Kölner Betroffener hofft noch auf Antikörper-Test 

All dies werde ihm jetzt vermutlich noch persönlich mitgeteilt, hofft Bronisz. „Bei solchen Pannen müssen die Verantwortlichen doch proaktiv handeln, auf die Betroffenen zugehen. Alles andere wäre dann die nächste Frechheit“, sagt der Kölner. Er erwarte also, „dass das Amt auf mich zukommt und mir erklärt, wann und wo ich meinen Impfschutz mit einem Antikörper-Test überprüfen kann.“

Darauf kann Bronisz jedoch womöglich lange warten. Denn nach derzeitiger Planung will die Stadt die Betroffenen nicht einzeln ansprechen, sondern lediglich durch Pressemitteilungen informieren.
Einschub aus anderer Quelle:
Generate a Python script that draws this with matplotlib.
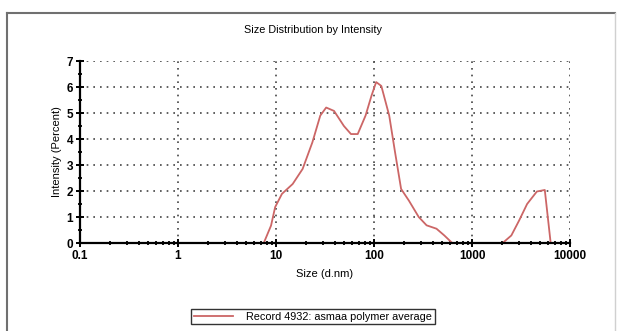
import numpy as np
import matplotlib
matplotlib.use("Agg")
import matplotlib.pyplot as plt
from matplotlib.lines import Line2D
from matplotlib.ticker import LogLocator, MultipleLocator, FixedLocator, FixedFormatter

# size (d.nm) and intensity (%)
size_nm = [0.4, 7.5, 8.9, 9.8, 11.5, 14.8, 18.7, 23.5, 28.3, 32.5, 39.1, 49.3,
           58.2, 68.2, 82.0, 94.2, 105.2, 118.8, 143, 164, 189, 227, 286, 344,
           434, 522, 628, 2055, 2520, 3030, 3650, 4590, 5530, 6350, 10000]
intensity = [0, 0, 0.67, 1.38, 1.89, 2.27, 2.85, 3.87, 4.9, 5.21, 5.08, 4.5,
             4.19, 4.19, 4.9, 5.66, 6.19, 6.04, 4.9, 3.49, 2.08, 1.63, 1.0, 0.68,
             0.55, 0.29, 0.0, 0.0, 0.29, 0.87, 1.5, 1.98, 2.04, 0.0, 0.0]

x_ticks = [0.1, 1, 10, 100, 1000, 10000]
x_labels = ["0.1", "1", "10", "100", "1000", "10000"]
y_ticks = [0, 1, 2, 3, 4, 5, 6, 7]

series_name = "Record 4932: asmaa polymer average"
line_color = "#cc6666"

plt.rcParams["font.family"] = ["Liberation Sans", "DejaVu Sans"]

W, H = 617, 331
fig = plt.figure(figsize=(W / 100, H / 100), dpi=100)

# axes placed in pixel coordinates of the reference
left, right, top, bottom = 80, 570, 61, 243
ax = fig.add_axes([left / W, 1 - bottom / H, (right - left) / W, (bottom - top) / H])

ax.plot(size_nm, intensity, color=line_color, lw=1.3, label=series_name)

ax.set_xscale("log")
ax.set_xlim(0.1, 10000)
ax.set_ylim(0, 7)

ax.xaxis.set_major_locator(FixedLocator(x_ticks))
ax.xaxis.set_major_formatter(FixedFormatter(x_labels))
ax.xaxis.set_minor_locator(LogLocator(base=10, subs=np.arange(2, 10)))
ax.xaxis.set_minor_formatter(plt.NullFormatter())
ax.yaxis.set_major_locator(FixedLocator(y_ticks))
ax.yaxis.set_minor_locator(MultipleLocator(0.5))

for s in ["top", "right"]:
    ax.spines[s].set_visible(False)
for s in ["left", "bottom"]:
    ax.spines[s].set_linewidth(1.6)
    ax.spines[s].set_color("black")

ax.grid(True, which="major", color="#444444", linestyle=(0, (1, 3)), lw=1.2)
ax.set_axisbelow(True)

ax.tick_params(axis="both", which="major", direction="inout", length=6, width=1.4,
               labelsize=8.5, pad=2)
ax.tick_params(axis="both", which="minor", direction="inout", length=3, width=1.3)
for lab in ax.get_xticklabels() + ax.get_yticklabels():
    lab.set_fontweight("bold")

ax.set_xlabel("Size (d.nm)", fontsize=8, labelpad=5)
ax.set_ylabel("Intensity (Percent)", fontsize=8, labelpad=3)

fig.text(313 / W, 1 - 30 / H, "Size Distribution by Intensity", fontsize=7.8,
         ha="center", va="center")

handle = Line2D([], [], color=line_color, lw=1.3)
leg = fig.legend([handle], [series_name], loc="center",
                 bbox_to_anchor=(313 / W, 1 - 316.5 / H), fontsize=7.8,
                 frameon=True, fancybox=False, handlelength=3.6, handletextpad=1.2,
                 borderpad=0.25, borderaxespad=0)
leg.get_frame().set_edgecolor("black")
leg.get_frame().set_linewidth(1.0)

# outer frame of the report panel
fig.add_artist(Line2D([7 / W, 615 / W], [1 - 13 / H, 1 - 13 / H], color="#707070", lw=1.5))
fig.add_artist(Line2D([7 / W, 7 / W], [0, 1 - 13 / H], color="#707070", lw=1.5))
fig.add_artist(Line2D([615 / W, 615 / W], [0, 1 - 13 / H], color="#d0d0d0", lw=1.0))

fig.savefig("out.png", dpi=100)
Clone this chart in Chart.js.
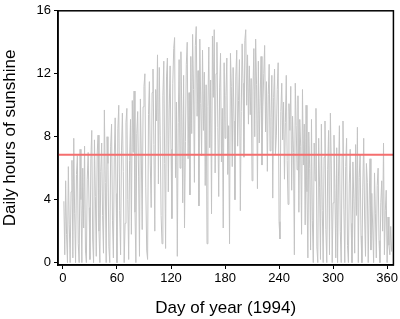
<!DOCTYPE html>
<html><head><meta charset="utf-8">
<script src="https://cdn.jsdelivr.net/npm/chart.js@4.4.1/dist/chart.umd.min.js"></script>
<style>html,body{margin:0;padding:0;background:#fff}#wrap{width:400px;height:319px}</style>
</head><body><div id="wrap"><canvas id="c" width="400" height="319"></canvas></div>
<script>
const sunshineHours = [
3.9,0.5,5.2,1.8,0,6.1,2.4,0,4.5,6.5,
0.3,7.9,3.1,0,5.6,6.8,1.2,0,7.2,4.0,
0,6.0,2.2,7.4,0.8,0,5.3,7.0,3.5,0.2,
6.6,8.4,1.5,0,7.8,4.2,0.4,6.9,8.1,2.0,
0,5.8,7.6,3.0,0.6,9.7,5.1,0,8.0,6.3,
1.0,0,7.4,8.8,2.7,0.3,6.7,9.2,4.4,0,
8.5,10.0,3.3,0.5,7.1,9.5,5.8,0,2.5,8.9,
9.8,4.0,0.2,6.5,9.1,1.8,10.3,7.0,10.9,3.2,
0,8.2,9.6,5.5,0.4,10.4,6.9,2.1,9.9,11.2,
12.0,4.8,0.8,0.2,9.4,11.5,6.2,3.5,10.8,12.3,
7.5,2.0,11.0,9.0,13.2,5.0,12.4,8.1,3.0,1.2,
10.6,12.8,6.3,0.9,11.8,13.0,4.5,9.7,12.5,7.2,
2.8,11.4,13.6,14.3,5.4,10.2,0.4,8.9,12.9,6.0,
13.4,9.5,3.8,11.9,2.2,7.7,12.6,14.0,6.6,10.8,
4.3,13.1,8.2,14.5,11.0,5.1,13.8,15.0,9.3,12.2,
3.6,14.2,10.1,6.8,13.5,8.4,12.1,4.9,11.3,1.2,
9.9,13.7,7.3,11.6,3.1,14.4,10.5,14.8,5.7,12.0,
14.0,8.6,4.2,11.1,13.3,6.4,9.8,2.2,12.7,7.9,
10.6,13.0,5.6,8.7,1.2,13.3,11.2,6.1,12.4,9.0,
4.0,11.8,13.5,7.4,10.3,12.9,3.3,9.6,13.9,11.4,
6.7,14.1,14.8,10.0,13.2,8.8,12.5,9.4,11.7,5.2,
10.9,13.6,8.0,14.2,11.3,4.7,12.8,7.6,10.4,13.1,
6.2,9.9,12.0,13.8,8.3,11.5,5.8,10.7,12.6,7.1,
9.2,11.9,4.1,10.5,12.3,6.9,8.1,11.0,12.7,2.6,
1.5,9.6,11.4,7.8,10.2,5.3,8.9,11.9,6.5,3.7,
10.1,8.4,11.2,4.6,9.3,7.0,0.5,11.4,8.7,5.9,
10.6,3.2,9.1,7.4,1.8,11.0,6.2,8.8,2.4,10.0,
4.5,0.3,8.3,6.0,0.8,9.1,2.7,0,7.6,5.2,
9.8,1.0,0,7.9,4.8,0.2,8.8,3.3,0,6.7,
9.0,2.1,0,5.9,8.4,0.5,9.5,6.2,0,3.8,
8.1,4.6,0.3,7.3,0,5.5,8.7,2.0,0,6.8,
9.0,3.4,0,6.1,7.9,1.1,0,5.0,7.2,2.5,
0,6.4,4.1,0.6,7.5,3.0,8.6,0,5.4,6.9,
1.7,0,4.8,7.9,2.9,0.4,6.3,5.1,0,3.6,
6.6,0.8,4.4,2.2,0,5.7,3.1,0.3,4.9,6.0,
1.4,0,3.8,5.2,2.0,7.6,0.5,3.3,4.6,0,
2.9,1.1,0.5,2.3,0.7
];
const meanHours = 6.85;
const xTickValues = [0,60,120,180,240,300,360];
const yTickValues = [0,4,8,12,16];
const xRange = [-5.5, 367];
const yRange = [-0.15, 16];

const lineData = sunshineHours.map((v,i)=>({x:i+1,y:v}));
const meanData = [{x:xRange[0],y:meanHours},{x:xRange[1],y:meanHours}];

const frame = {
  id:'frame',
  afterDraw(chart){
    const a = chart.chartArea, ctx = chart.ctx;
    ctx.save();
    ctx.strokeStyle='#000'; ctx.lineWidth=1.5;
    ctx.strokeRect(a.left, a.top, a.right-a.left, a.bottom-a.top);
    ctx.restore();
  }
};

new Chart(document.getElementById('c'), {
  type:'line',
  data:{datasets:[
    {data:lineData, borderColor:'rgb(195,195,195)', borderWidth:1, pointRadius:0, tension:0, order:2},
    {data:meanData, borderColor:'rgb(245,110,110)', borderWidth:2, pointRadius:0, order:1}
  ]},
  options:{
    responsive:false, animation:false, devicePixelRatio:1,
    layout:{padding:{top:5,right:2,left:0,bottom:0}},
    plugins:{legend:{display:false}, tooltip:{enabled:false}},
    scales:{
      x:{type:'linear', min:xRange[0], max:xRange[1],
        afterBuildTicks(s){ s.ticks = xTickValues.map(v=>({value:v})); },
        afterFit(s){ s.height = 54; },
        grid:{drawOnChartArea:false, tickLength:4, color:'#000', lineWidth:1},
        border:{display:true,color:'#000',width:1.5},
        ticks:{color:'#000', font:{family:'Liberation Sans, Arial', size:13}, padding:2, maxRotation:0, autoSkip:false},
        title:{display:true, text:'Day of year (1994)', color:'#000', font:{family:'Liberation Sans, Arial', size:17}, padding:{top:13,bottom:0}}
      },
      y:{type:'linear', min:yRange[0], max:yRange[1],
        afterBuildTicks(s){ s.ticks = yTickValues.map(v=>({value:v})); },
        afterFit(s){ s.width = 58; },
        grid:{drawOnChartArea:false, tickLength:4, color:'#000', lineWidth:1},
        border:{display:true,color:'#000',width:1.5},
        ticks:{color:'#000', font:{family:'Liberation Sans, Arial', size:13}, padding:3},
        title:{display:true, text:'Daily hours of sunshine', color:'#000', font:{family:'Liberation Sans, Arial', size:17}, padding:{top:0,bottom:8}}
      }
    }
  },
  plugins:[frame]
});
</script>
</body></html>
Zumindest, wenn sich bestätigt, womit die Stadt rechnet: dass das Paul-Ehrlich-Institut die Wirksamkeit des bis zu elf Tage abgelaufenen Impfstoffes bestätigt. Bei einem vergleichbaren Fall in Böblingen, bei dem im Sommer des vergangenen Jahres 630 Menschen abgelaufenen Moderna-Impfstoff erhalten haben, wurde mit anschließenden Antikörper-Untersuchungen bei 250 Betroffenen eine gute Impfreaktion festgestellt.